Against the backdrop of a long-vacant, run-down hotel at Airways and Brooks on Friday afternoon, Mayor A C Wharton announced a new partnership between the the city’s law division and the University of Memphis Cecil B. Humphreys School of Law to fight blight across the city.
The Neighborhood Preservation Clinic will offer real-world, hands-on learning experience for law students in issues of property abandonment, neglect, and blight. Students will investigate property ownership and conditions of actual blighted properties all over Memphis. They’ll work with code-enforcement officers, prepare civil lawsuits, and help prosecute neglectful property owners by partnering with the city attorney’s office on cases that go before Judge Larry Potter’s Environmental Court.
The students will spend 10 to 15 hours each week in court and working on cases, and they’ll be participating in weekly classroom sessions focusing on the challenge of fighting blight in Memphis.
“When I was in law school, we learned how to defend property owners and landlords. But we didn’t have anything like we’re doing today,” Wharton told the crowd gathered outside The View Executive Inn.

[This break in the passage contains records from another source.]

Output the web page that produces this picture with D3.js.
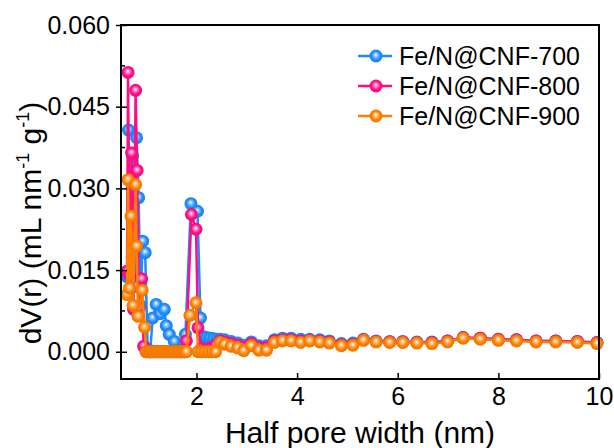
<!doctype html>
<html lang="en">
  <head>
    <meta charset="utf-8">
    <title>Pore size distribution</title>
    <style>
      * { box-sizing: border-box; }
      body { margin: 0; background: #fff; }
      svg text { font-family: Arial, "Liberation Sans", sans-serif; fill: #000; }
    </style>
  </head>
  <body>
    <div id="chart"></div>
    <script src="https://cdn.jsdelivr.net/npm/d3@7"></script>
    <script>
      // half pore width (nm) and dV(r) (mL nm-1 g-1)
      const width700 = [0.62, 0.65, 0.69, 0.73, 0.77, 0.81, 0.85, 0.89, 0.93, 0.98, 1.03, 1.08, 1.13, 1.20, 1.28, 1.36, 1.40, 1.46, 1.56, 1.62, 1.68, 1.74, 1.78, 1.89, 2.02, 2.08, 2.13, 2.20, 2.27, 2.34, 2.41, 2.47, 2.56, 2.69, 2.82, 2.94, 3.09, 3.24, 3.39, 3.55, 3.71, 3.88, 4.07, 4.25, 4.45, 4.64, 4.88, 5.11, 5.32, 5.57, 5.84, 6.10, 6.38, 6.68, 6.99, 7.30, 7.64, 8.00, 8.36, 8.75, 9.14, 9.57, 9.96]
      const dv700 = [0.0138, 0.0407, 0.0150, 0.0360, 0.0120, 0.0393, 0.0283, 0.0085, 0.0203, 0.0182, 0.0005, 0.0000, 0.0062, 0.0087, 0.0070, 0.0078, 0.0048, 0.0032, 0.0019, 0.0002, 0.0000, 0.0004, 0.0032, 0.0272, 0.0258, 0.0062, 0.0028, 0.0026, 0.0025, 0.0024, 0.0023, 0.0023, 0.0022, 0.0019, 0.0016, 0.0012, 0.0018, 0.0011, 0.0011, 0.0022, 0.0025, 0.0025, 0.0023, 0.0023, 0.0022, 0.0020, 0.0015, 0.0016, 0.0023, 0.0020, 0.0019, 0.0019, 0.0018, 0.0018, 0.0020, 0.0026, 0.0025, 0.0023, 0.0022, 0.0020, 0.0020, 0.0019, 0.0017]

      const width800 = [0.62, 0.64, 0.67, 0.71, 0.75, 0.79, 0.82, 0.86, 0.91, 0.95, 1.00, 1.04, 1.08, 1.12, 1.16, 1.20, 1.24, 1.28, 1.32, 1.36, 1.40, 1.44, 1.48, 1.52, 1.56, 1.60, 1.64, 1.68, 1.72, 1.76, 1.80, 1.90, 1.99, 2.03, 2.10, 2.17, 2.24, 2.31, 2.38, 2.47, 2.56, 2.69, 2.82, 2.94, 3.09, 3.24, 3.39, 3.55, 3.71, 3.88, 4.07, 4.25, 4.45, 4.64, 4.88, 5.11, 5.32, 5.57, 5.84, 6.10, 6.38, 6.68, 6.99, 7.30, 7.64, 8.00, 8.36, 8.75, 9.14, 9.57, 9.96]
      const dv800 = [0.0148, 0.0513, 0.0140, 0.0365, 0.0078, 0.0480, 0.0333, 0.0081, 0.0134, 0.0010, 0, 0, 0, 0, 0, 0, 0, 0, 0, 0, 0, 0, 0, 0, 0, 0, 0, 0, 0, 0, 0.0020, 0.0252, 0.0225, 0.0044, 0.0006, 0.0003, 0.0005, 0.0008, 0.0012, 0.0020, 0.0018, 0.0015, 0.0012, 0.0008, 0.0015, 0.0008, 0.0008, 0.0020, 0.0022, 0.0022, 0.0020, 0.0021, 0.0020, 0.0018, 0.0013, 0.0014, 0.0022, 0.0019, 0.0018, 0.0018, 0.0017, 0.0017, 0.0020, 0.0026, 0.0025, 0.0023, 0.0022, 0.0020, 0.0020, 0.0019, 0.0017]

      const width900 = [0.62, 0.64, 0.67, 0.70, 0.74, 0.79, 0.81, 0.84, 0.92, 0.97, 1.00, 1.04, 1.08, 1.12, 1.16, 1.20, 1.24, 1.28, 1.32, 1.36, 1.40, 1.44, 1.48, 1.52, 1.56, 1.60, 1.64, 1.68, 1.72, 1.76, 1.80, 1.87, 1.99, 2.03, 2.10, 2.17, 2.24, 2.31, 2.38, 2.47, 2.56, 2.69, 2.82, 2.94, 3.09, 3.24, 3.39, 3.55, 3.71, 3.88, 4.07, 4.25, 4.45, 4.64, 4.88, 5.11, 5.32, 5.57, 5.84, 6.10, 6.38, 6.68, 6.99, 7.30, 7.64, 8.00, 8.36, 8.75, 9.14, 9.57, 9.96]
      const dv900 = [0.0105, 0.0316, 0.0117, 0.0249, 0.0085, 0.0307, 0.0194, 0.0065, 0.0113, 0.0045, 0, 0, 0, 0, 0, 0, 0, 0, 0, 0, 0, 0, 0, 0, 0, 0, 0, 0, 0, 0, 0, 0.0067, 0.0090, 0, 0, 0, 0, 0, 0, 0.0017, 0.0014, 0.0010, 0.0007, 0.0002, 0.0011, 0.0003, 0.0003, 0.0017, 0.0020, 0.0020, 0.0017, 0.0020, 0.0018, 0.0016, 0.0011, 0.0012, 0.0021, 0.0018, 0.0017, 0.0017, 0.0016, 0.0015, 0.0018, 0.0025, 0.0023, 0.0021, 0.0020, 0.0018, 0.0018, 0.0017, 0.0015]

      const seriesNames = ['Fe/N@CNF-700', 'Fe/N@CNF-800', 'Fe/N@CNF-900']
      const seriesColors = ['#1e8cff', '#ff0f87', '#ff8000']
      const xTicks = [2, 4, 6, 8, 10]
      const yTicks = [0, 0.015, 0.03, 0.045, 0.06]
      const yMinorTicks = [0.0075, 0.0225, 0.0375, 0.0525]

      const series = [
        { name: seriesNames[0], color: seriesColors[0], x: width700, y: dv700 },
        { name: seriesNames[1], color: seriesColors[1], x: width800, y: dv800 },
        { name: seriesNames[2], color: seriesColors[2], x: width900, y: dv900 },
      ]

      const W = 614
      const H = 448
      const margin = { top: 25, right: 15, bottom: 69, left: 121 }
      const plotW = W - margin.left - margin.right
      const plotH = H - margin.top - margin.bottom

      const svg = d3.select('#chart')
        .append('svg')
          .attr('width', W)
          .attr('height', H)

      const defs = svg.append('defs')
      series.forEach((s, i) => {
        const c = d3.color(s.color)
        const g = defs.append('radialGradient')
          .attr('id', `ball${i}`)
          .attr('cx', '50%').attr('cy', '50%').attr('r', '55%')
          .attr('fx', '48%').attr('fy', '40%')
        g.append('stop').attr('offset', '0%').attr('stop-color', '#ffffff')
        g.append('stop').attr('offset', '22%').attr('stop-color', d3.interpolateRgb('#ffffff', s.color)(0.45))
        g.append('stop').attr('offset', '60%').attr('stop-color', s.color)
        g.append('stop').attr('offset', '100%').attr('stop-color', c.darker(0.3))
      })

      const x = d3.scaleLinear().domain([0.5, 10]).range([0, plotW])
      const y = d3.scaleLinear().domain([-0.005, 0.06]).range([plotH, 0])

      const root = svg.append('g')
        .attr('transform', `translate(${margin.left}, ${margin.top})`)

      const plot = root.append('g')
      const line = d3.line().x(d => x(d[0])).y(d => y(d[1]))

      series.forEach((s, i) => {
        const pts = s.x.map((v, j) => [v, s.y[j]])
        plot.append('path')
          .datum(pts)
          .attr('fill', 'none')
          .attr('stroke', s.color)
          .attr('stroke-width', 2.5)
          .attr('stroke-linejoin', 'round')
          .attr('d', line)
        plot.selectAll(`circle.s${i}`)
          .data(pts)
          .enter()
            .append('circle')
              .attr('class', `s${i}`)
              .attr('cx', d => x(d[0]))
              .attr('cy', d => y(d[1]))
              .attr('r', 6.5)
              .attr('fill', `url(#ball${i})`)
      })

      // axes: inward ticks on the bottom, crossing ticks on the left
      const xAxis = d3.axisBottom(x).tickValues(xTicks).tickSizeInner(-6).tickSizeOuter(0).tickPadding(8)
      const gx = root.append('g').attr('transform', `translate(0, ${plotH})`).call(xAxis)
      gx.select('.domain').remove()
      gx.selectAll('text').attr('font-size', 25).attr('font-family', 'Arial, "Liberation Sans", sans-serif')
      gx.selectAll('line').attr('stroke-width', 1.5)

      const yAxis = d3.axisLeft(y).tickValues(yTicks).tickFormat(d3.format('.3f')).tickSizeInner(-6).tickSizeOuter(0).tickPadding(11)
      const gy = root.append('g').call(yAxis)
      gy.select('.domain').remove()
      gy.selectAll('text').attr('font-size', 25).attr('font-family', 'Arial, "Liberation Sans", sans-serif')
      gy.selectAll('.tick line').attr('x1', -5).attr('x2', 6).attr('stroke-width', 1.5)

      root.append('g').selectAll('line')
        .data(yMinorTicks)
        .enter()
          .append('line')
            .attr('x1', 0).attr('x2', 4)
            .attr('y1', d => y(d)).attr('y2', d => y(d))
            .attr('stroke', '#000').attr('stroke-width', 1.5)

      root.append('rect')
        .attr('width', plotW)
        .attr('height', plotH)
        .attr('fill', 'none')
        .attr('stroke', '#000')
        .attr('stroke-width', 2)

      // legend
      const legend = root.append('g').attr('transform', `translate(${358 - margin.left}, ${56 - margin.top})`)
      series.forEach((s, i) => {
        const row = legend.append('g').attr('transform', `translate(0, ${i * 30})`)
        row.append('line').attr('x1', 0).attr('x2', 34).attr('stroke', s.color).attr('stroke-width', 2.5)
        row.append('circle').attr('cx', 18).attr('r', 6.5).attr('fill', `url(#ball${i})`)
        row.append('text')
          .attr('x', 41)
          .attr('dy', '0.35em')
          .attr('font-size', 25)
          .text(s.name)
      })

      // axis titles
      svg.append('text')
        .attr('x', margin.left + plotW / 2)
        .attr('y', 443)
        .attr('text-anchor', 'middle')
        .attr('font-size', 30)
        .text('Half pore width (nm)')

      const yt = svg.append('text')
        .attr('transform', 'translate(41, 223) rotate(-90)')
        .attr('text-anchor', 'middle')
        .attr('font-size', 30)
      yt.append('tspan').text('dV(r) (mL nm')
      yt.append('tspan').attr('font-size', 18).attr('dy', -12).text('-1')
      yt.append('tspan').attr('dy', 12).text(' g')
      yt.append('tspan').attr('font-size', 18).attr('dy', -12).text('-1')
      yt.append('tspan').attr('dy', 12).text(')')
    </script>
  </body>
</html>
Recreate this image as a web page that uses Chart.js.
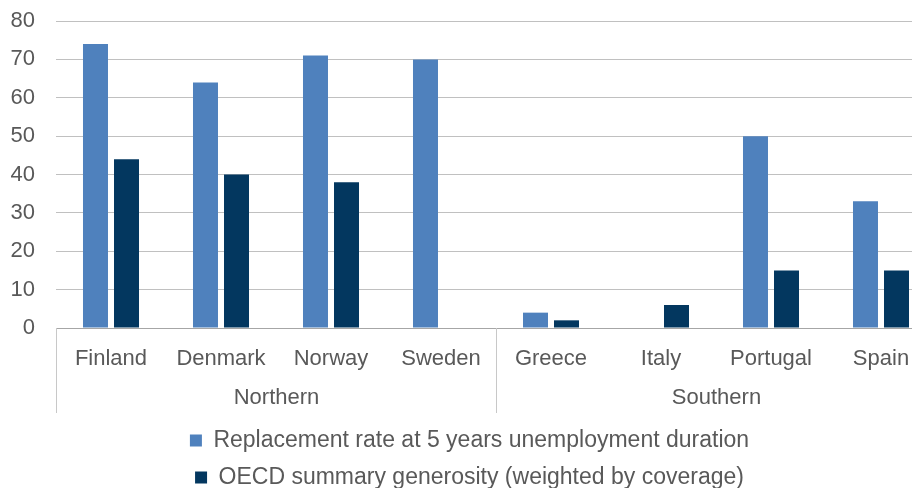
<!DOCTYPE html>
<html>
<head>
<meta charset="utf-8">
<script src="https://cdn.jsdelivr.net/npm/chart.js@4/dist/chart.umd.min.js"></script>
<style>
  html, body { margin: 0; padding: 0; background: #fff; overflow: hidden; }
  #wrap { width: 940px; height: 488px; }
</style>
</head>
<body>
<div id="wrap"><canvas id="chart" width="940" height="488"></canvas></div>
<script>
const countries = ["Finland", "Denmark", "Norway", "Sweden", "Greece", "Italy", "Portugal", "Spain"];
const regions = ["Northern", "Southern"];
const regionSize = [4, 4];
const replacementRate = [74, 64, 71, 70, 4, null, 50, 33];
const oecdGenerosity = [44, 40, 38, null, 2, 6, 15, 15];
const yTicks = [0, 10, 20, 30, 40, 50, 60, 70, 80];

const textColor = "#595959";
const fontFamily = "'Liberation Sans', Arial, sans-serif";
const font = { family: fontFamily, size: 22 };
const legendFont = { family: fontFamily, size: 23 };

// group labels + separator lines under the category axis
const groupAxis = {
    id: "groupAxis",
    afterDraw(chart) {
        const x = chart.scales.x;
        const ctx = chart.ctx;
        const half = (x.getPixelForValue(1) - x.getPixelForValue(0)) / 2;
        const top = chart.chartArea.bottom;
        const bottom = top + 85;
        ctx.save();
        ctx.strokeStyle = "#c8c8c8";
        ctx.lineWidth = 1;
        ctx.fillStyle = textColor;
        ctx.font = font.size + "px " + font.family;
        ctx.textAlign = "center";
        ctx.textBaseline = "middle";
        let start = 0;
        regions.forEach((name, i) => {
            const end = start + regionSize[i] - 1;
            const left = Math.round(x.getPixelForValue(start) - half) + 0.5;
            const right = Math.round(x.getPixelForValue(end) + half) + 0.5;
            ctx.beginPath();
            ctx.moveTo(left, top);
            ctx.lineTo(left, bottom);
            ctx.moveTo(right, top);
            ctx.lineTo(right, bottom);
            ctx.stroke();
            ctx.fillText(name, (left + right) / 2, top + 70);
            start = end + 1;
        });
        ctx.restore();
    }
};

new Chart(document.getElementById("chart"), {
    type: "bar",
    data: {
        labels: countries,
        datasets: [
            {
                label: "Replacement rate at 5 years unemployment duration",
                data: replacementRate,
                backgroundColor: "#4f81bd",
            },
            {
                label: "OECD summary generosity (weighted by coverage)",
                data: oecdGenerosity,
                backgroundColor: "#03375f",
            }
        ]
    },
    options: {
        responsive: false,
        animation: false,
        layout: { padding: { top: 21, left: 3, right: 4, bottom: -11 } },
        categoryPercentage: 0.564,
        barPercentage: 0.806,
        scales: {
            x: {
                grid: { display: false },
                border: { color: "#a6a6a6", width: 1 },
                ticks: { color: textColor, font: font, padding: 10, maxRotation: 0, autoSkip: false },
                afterFit(scale) { scale.height = 87; }
            },
            y: {
                min: 0,
                max: 80,
                afterBuildTicks(scale) { scale.ticks = yTicks.map(v => ({ value: v })); },
                afterFit(scale) {
                    scale.width = 53;
                    scale.paddingTop = 0;
                    scale.paddingBottom = 0;
                },
                grid: { color: "#c0c0c0", drawTicks: false },
                border: { display: false },
                ticks: { color: textColor, font: font, padding: 21 }
            }
        },
        plugins: {
            tooltip: { enabled: false },
            legend: {
                position: "bottom",
                labels: {
                    color: textColor,
                    font: legendFont,
                    boxWidth: 12,
                    boxHeight: 12,
                    padding: 14
                }
            }
        }
    },
    plugins: [groupAxis]
});
</script>
</body>
</html>
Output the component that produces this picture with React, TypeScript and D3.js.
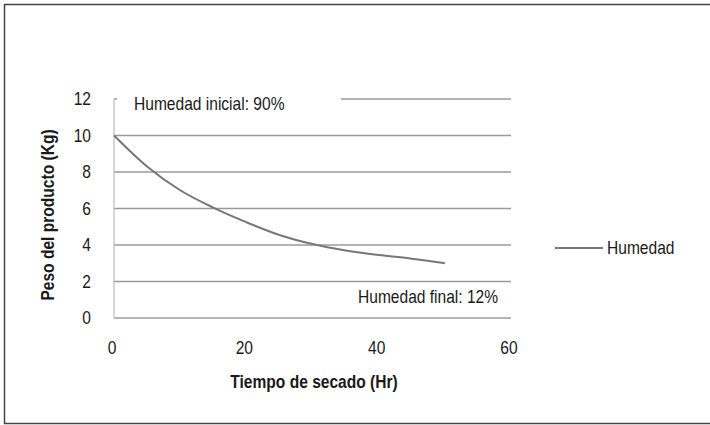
import React, { useRef, useEffect } from 'react';
import * as d3 from 'd3';

const hours = [0, 5, 10, 15, 20, 25, 30, 35, 40, 45, 50];
const weight = [10, 8.3, 7.0, 6.05, 5.25, 4.55, 4.05, 3.7, 3.45, 3.25, 3.0];
const yTicks = [0, 2, 4, 6, 8, 10, 12];
const xTicks = [0, 20, 40, 60];
const seriesName = 'Humedad';
const noteStart = 'Humedad inicial: 90%';
const noteEnd = 'Humedad final: 12%';

const FONT = '"Liberation Sans", Arial, sans-serif';
// no narrow font installed, so squeeze glyphs horizontally
const SQUEEZE = 0.89;

export default function App() {
  const ref = useRef<SVGSVGElement>(null);

  useEffect(() => {
    const svg = d3.select(ref.current);
    svg.selectAll('*').remove();

    const x = d3.scaleLinear().domain([0, 60]).range([114, 511]);
    const y = d3.scaleLinear().domain([0, 12]).range([318, 99]);

    const label = (
      g: d3.Selection<any, unknown, null, undefined>,
      text: string | number,
      tx: number,
      ty: number,
      anchor = 'start',
      bold = false,
      rotate = 0
    ) =>
      g
        .append('text')
        .text(text)
        .attr('transform', `translate(${tx},${ty}) rotate(${rotate}) scale(${SQUEEZE},1)`)
        .attr('text-anchor', anchor)
        .attr('font-family', FONT)
        .attr('font-weight', bold ? 'bold' : 'normal')
        .attr('font-size', 17.5)
        .attr('fill', '#1a1a1a');

    // frame
    svg
      .append('rect')
      .attr('x', 4.5)
      .attr('y', 4.5)
      .attr('width', 720)
      .attr('height', 419)
      .attr('fill', 'white')
      .attr('stroke', '#444')
      .attr('stroke-width', 1.5);

    // gridlines
    svg
      .append('g')
      .selectAll('line')
      .data(yTicks)
      .enter()
      .append('line')
      .attr('x1', x(0))
      .attr('x2', x(60))
      .attr('y1', (d) => y(d))
      .attr('y2', (d) => y(d))
      .attr('stroke', '#9a9a9a')
      .attr('stroke-width', 1.5);

    // left axis line
    svg
      .append('line')
      .attr('x1', x(0))
      .attr('x2', x(0))
      .attr('y1', y(12))
      .attr('y2', y(0))
      .attr('stroke', '#bdbdbd')
      .attr('stroke-width', 1.2);

    const root = svg as unknown as d3.Selection<any, unknown, null, undefined>;

    // tick labels
    yTicks.forEach((d) => label(root, d, 91, y(d) + 6, 'end'));
    xTicks.forEach((d) => label(root, d, x(d) - 2, 354, 'middle'));

    // annotation labels with white backgrounds
    const notes = [
      { text: noteStart, x: 134, y: 110, bx: x(0) + 3, bw: 224 },
      { text: noteEnd, x: 358, y: 303, bx: 342, bw: 175 },
    ];
    notes.forEach((n) => {
      svg
        .append('rect')
        .attr('x', n.bx)
        .attr('y', n.y - 20)
        .attr('width', n.bw)
        .attr('height', 26)
        .attr('fill', 'white');
      label(root, n.text, n.x, n.y);
    });

    // curve
    const pts = hours.map((h, i) => [h, weight[i]] as [number, number]);
    const line = d3
      .line<[number, number]>()
      .x((d) => x(d[0]))
      .y((d) => y(d[1]))
      .curve(d3.curveMonotoneX);
    svg
      .append('path')
      .datum(pts)
      .attr('d', line)
      .attr('fill', 'none')
      .attr('stroke', '#777')
      .attr('stroke-width', 2);

    // legend
    svg
      .append('line')
      .attr('x1', 555)
      .attr('x2', 603)
      .attr('y1', 248)
      .attr('y2', 248)
      .attr('stroke', '#777')
      .attr('stroke-width', 2);
    label(root, seriesName, 607, 254);

    // axis titles
    label(root, 'Tiempo de secado (Hr)', 314, 388, 'middle', true);
    label(root, 'Peso del producto (Kg)', 54, 215, 'middle', true, -90);
  }, []);

  return (
    <svg
      ref={ref}
      width={710}
      height={425}
      style={{ position: 'absolute', left: 0, top: 0 }}
    ></svg>
  );
}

According to a press release handed out at the conference, “Memphis files more lawsuits against owners of blighted and neglected properties than any other city in the nation.”
Wharton said the new clinic will give U of M law students “real world experience in litigating some of the toughest cases to handle.”
One such tough case has been that of the blighted Executive Inn, where today’s press conference was held. The crumbling structure, covered in graffiti, sits directly across from the new Greyhound station, and it’s been an eyesore for years.
“The worst thing in the world is somebody flying in to Memphis and saying, ‘Are we landing in Berlin or Memphis?'” Wharton said, motioning toward the decaying structure behind him.
The property is encumbered by nearly $600,000 in city and county property taxes, which exceeds its market value. Because of those taxes, plus fines and fees, the property owner was unable to pay for the property’s demolition.
But thanks to a state law that passed in 2014, Potter was able to finally issue a demolition order for the property last week. That new law allows cities a way to address problem properties even when they have uncollectible property taxes. Those taxes on the Executive Inn will now be dismissed, and the city can move forward with demolition, which is being handled in-house. Wharton said it will cost the city about $240,000 to clear the property.
Once cleared, the property will be auctioned, and the new owner will be able to take on the property free and clear of all taxes.